We envision fewer low-income and homeless families as well as apartment managers struggling with bureaucracy, archaic paper applications and the unmanageable, daunting waitlist system.  We believe a central U.S. housing application system is inevitable. 

A brief history

In April 2018, affordable housing management leaders and software development professionals in Boston established American Community Team Incorporated, a Massachusetts nonprofit.  Since that time, our team has been researching nationally, planning design requirements, and reviewing available industry software in depth to develop Common Rent App.   Also in that time ACT received its 501c3 charity status and funding.

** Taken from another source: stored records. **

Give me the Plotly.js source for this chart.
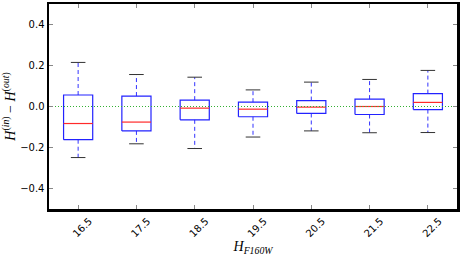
<!DOCTYPE html>
<html>
<head>
<meta charset="utf-8">
<script src="https://cdn.plot.ly/plotly-3.0.1.min.js"></script>
<style>html,body{margin:0;padding:0;background:#fff;}#chart{width:463px;height:256px;}</style>
</head>
<body>
<div id="chart"></div>
<script>
const categories = ["16.5", "17.5", "18.5", "19.5", "20.5", "21.5", "22.5"];
const whiskerLow  = [-0.249, -0.182, -0.205, -0.149, -0.119, -0.128, -0.127];
const q1          = [-0.162, -0.119, -0.065, -0.050, -0.034, -0.039, -0.015];
const medians     = [-0.083, -0.076, -0.008, -0.013, -0.003,  0.000,  0.020];
const q3          = [ 0.056,  0.051,  0.031,  0.021,  0.029,  0.036,  0.063];
const whiskerHigh = [ 0.215,  0.156,  0.143,  0.081,  0.119,  0.132,  0.176];

const boxHalf = 0.25, capHalf = 0.125;
const pos = categories.map((c, i) => i + 1);

const boxX = [], boxY = [], medX = [], medY = [], whX = [], whY = [], capX = [], capY = [];
pos.forEach((p, i) => {
  boxX.push(p - boxHalf, p + boxHalf, p + boxHalf, p - boxHalf, p - boxHalf, null);
  boxY.push(q1[i], q1[i], q3[i], q3[i], q1[i], null);
  medX.push(p - boxHalf, p + boxHalf, null);
  medY.push(medians[i], medians[i], null);
  whX.push(p, p, null, p, p, null);
  whY.push(q3[i], whiskerHigh[i], null, q1[i], whiskerLow[i], null);
  capX.push(p - capHalf, p + capHalf, null, p - capHalf, p + capHalf, null);
  capY.push(whiskerHigh[i], whiskerHigh[i], null, whiskerLow[i], whiskerLow[i], null);
});

const traces = [
  {x: whX, y: whY, mode: 'lines', line: {color: '#3333ff', width: 1, dash: '4px,3px'}, hoverinfo: 'skip'},
  {x: capX, y: capY, mode: 'lines', line: {color: '#333333', width: 1}, hoverinfo: 'skip'},
  {x: boxX, y: boxY, mode: 'lines', line: {color: '#2222ff', width: 1.2}, hoverinfo: 'skip'},
  {x: medX, y: medY, mode: 'lines', line: {color: '#ff2a2a', width: 1.2}, hoverinfo: 'skip'},
  {x: [0.5, 7.5], y: [0, 0], mode: 'lines', line: {color: '#33b033', width: 1.2, dash: '1px,2px'}, hoverinfo: 'skip'}
];

const layout = {
  width: 463, height: 256,
  margin: {l: 49, r: 6, t: 4, b: 47},
  paper_bgcolor: '#fff', plot_bgcolor: '#fff',
  showlegend: false,
  font: {family: 'DejaVu Sans', size: 10, color: '#000'},
  xaxis: {
    range: [0.5, 7.5], tickmode: 'array', tickvals: pos, ticktext: categories,
    tickangle: -45, ticklabelshift: 11,
    ticks: 'inside', ticklen: 4, tickcolor: '#888', tickwidth: 1,
    showline: true, linecolor: '#000', linewidth: 2.5, mirror: 'allticks',
    showgrid: false, zeroline: false,
    title: {text: '<i>H</i><sub><i>F160W</i></sub>', font: {family: 'Liberation Serif', size: 14}, standoff: 2}
  },
  yaxis: {
    range: [-0.5, 0.5], tickmode: 'array', tickvals: [-0.4, -0.2, 0, 0.2, 0.4],
    ticktext: ['\u22120.4', '\u22120.2', '0.0', '0.2', '0.4'],
    ticks: 'inside', ticklen: 4, tickcolor: '#888', tickwidth: 1,
    showline: true, linecolor: '#000', linewidth: 2.5, mirror: 'allticks',
    showgrid: false, zeroline: false,
    title: {text: '<i>H</i><sup>(<i>in</i>)</sup> \u2212 <i>H</i><sup>(<i>out</i>)</sup>', font: {family: 'Liberation Serif', size: 14}, standoff: 4}
  }
};

Plotly.newPlot('chart', traces, layout, {staticPlot: true, displayModeBar: false});
</script>
</body>
</html>
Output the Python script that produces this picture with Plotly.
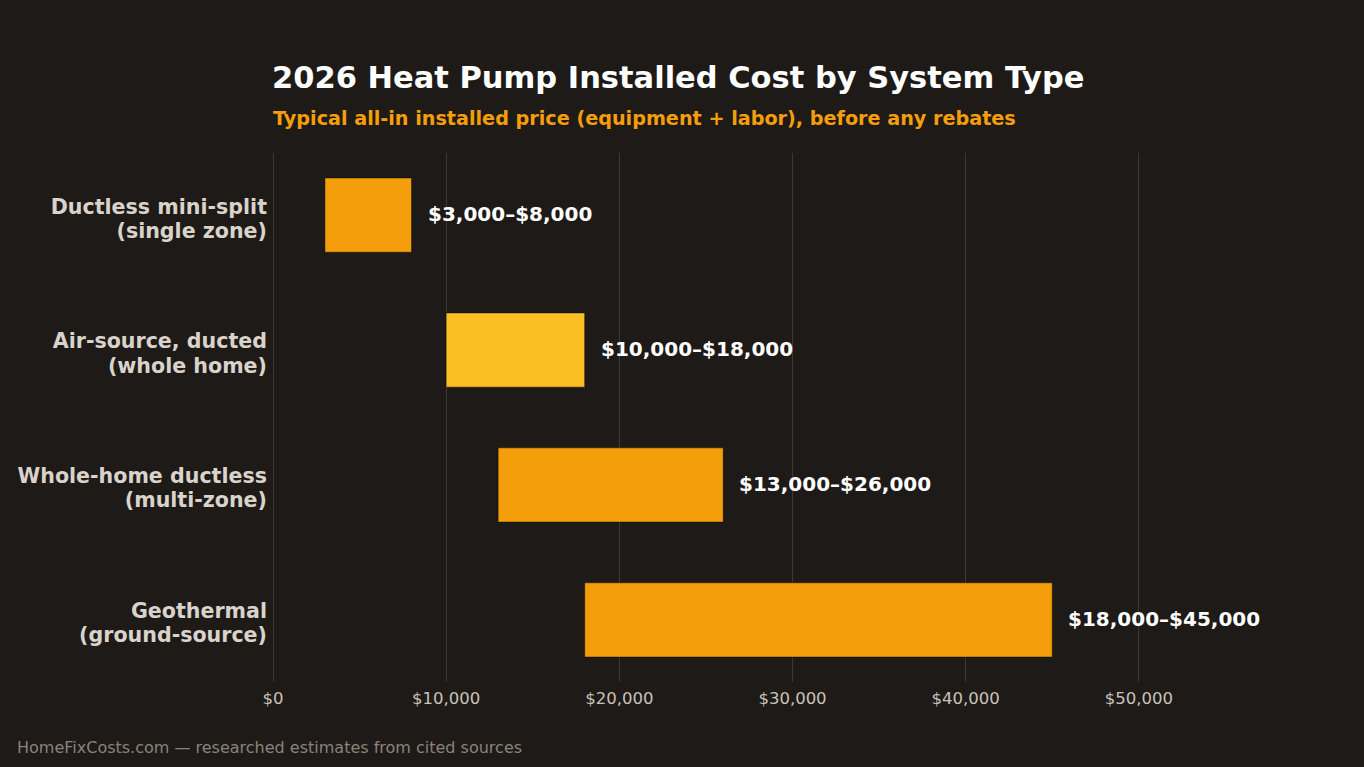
import plotly.graph_objects as go

categories = ["Ductless mini-split<br>(single zone)",
              "Air-source, ducted<br>(whole home)",
              "Whole-home ductless<br>(multi-zone)",
              "Geothermal<br>(ground-source)"]
low = [3000, 10000, 13000, 18000]
high = [8000, 18000, 26000, 45000]
labels = ["$3,000–$8,000", "$10,000–$18,000", "$13,000–$26,000", "$18,000–$45,000"]
colors = ["#F59E0B", "#FBBF24", "#F59E0B", "#F59E0B"]
tick_vals = [0, 10000, 20000, 30000, 40000, 50000]
tick_text = ["$0", "$10,000", "$20,000", "$30,000", "$40,000", "$50,000"]

BG = "#1e1a17"
FONT = "DejaVu Sans"

tick_labels = ['<span style="font-size:20.6px">' + c.replace("<br>", '</span><br><span style="font-size:20.6px">') + "</span>"
               for c in categories]

fig = go.Figure()
fig.add_trace(go.Bar(
    y=categories,
    x=[h - l for h, l in zip(high, low)],
    base=low,
    orientation="h",
    width=0.55,
    marker=dict(color=colors, line=dict(color="rgba(0,0,0,0.45)", width=1)),
    hoverinfo="skip",
))

for c, h, t in zip(categories, high, labels):
    fig.add_annotation(x=h, y=c, text=t, showarrow=False, xanchor="left",
                       xshift=14, yshift=1, font=dict(family=FONT, size=20, color="#ffffff", weight="bold"))

fig.add_annotation(xref="paper", yref="paper", x=0, y=1, xanchor="left", yanchor="middle",
                   yshift=76, xshift=-3, text="<b>2026 Heat Pump Installed Cost by System Type</b>",
                   showarrow=False, font=dict(family=FONT, size=30.5, color="#ffffff"))
fig.add_annotation(xref="paper", yref="paper", x=0, y=1, xanchor="left", yanchor="middle",
                   yshift=35, xshift=-2, text="<b>Typical all-in installed price (equipment + labor), before any rebates</b>",
                   showarrow=False, font=dict(family=FONT, size=19.2, color="#F59E0B"))
fig.add_annotation(xref="paper", yref="paper", x=-258/1039, y=0, xanchor="left", yanchor="middle",
                   yshift=-65, text="HomeFixCosts.com — researched estimates from cited sources",
                   showarrow=False, font=dict(family=FONT, size=16, color="#8a837c"))

fig.update_layout(
    width=1364, height=767,
    paper_bgcolor=BG, plot_bgcolor=BG,
    margin=dict(l=273, r=52, t=153, b=85),
    showlegend=False,
    font=dict(family=FONT),
    xaxis=dict(range=[0, 60000], tickvals=tick_vals, ticktext=tick_text,
               showgrid=True, gridcolor="#3e3935", gridwidth=1,
               zeroline=True, zerolinecolor="#3e3935", zerolinewidth=1,
               showline=False, tickfont=dict(size=16.5, color="#c9c2ba"), ticks="",
               ticklabelstandoff=4),
    yaxis=dict(range=[3.46, -0.46], showgrid=False, zeroline=False, showline=False,
               ticks="", ticklabelstandoff=5, ticklabelshift=-4,
               tickmode="array", tickvals=categories, ticktext=tick_labels,
               tickfont=dict(size=18.5, color="#d9d3cc", weight="bold")),
)

fig.write_html("out.html")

Managing affordable housing in Boston as anywhere has challenges, but Massachusetts has a history of national leaders.
Did you know that the mobile Section-8 program and the Low Income Housing Tax Credit (LIHTC) program got their starts here in Massachusetts?  We know those leaders personally.

Where we are today

We have now acquired industry software that comes to our nonprofit at no cost to us as a public benefit.  The software needs some redevelopment then phased deployment of Common Rent App.  The software will create one central place for the public to find all types of affordable housing, and more importantly apply and track applications.  It will sync with the leading housing management software systems.  

We have been talking with leaders in affordable housing at all levels - federal, state, and local in both the public and private sectors.  National for-profit and nonprofit affordable housing owners are leading the charge, but we have also begun early conversations with HUD for the inevitable national application system.  On the local level the city of Boston and local housing authorities have spoken with us.  We are speaking with various leaders in the state of Massachusetts including state representatives, the governor and housing secretary as well as organizations working in line with us.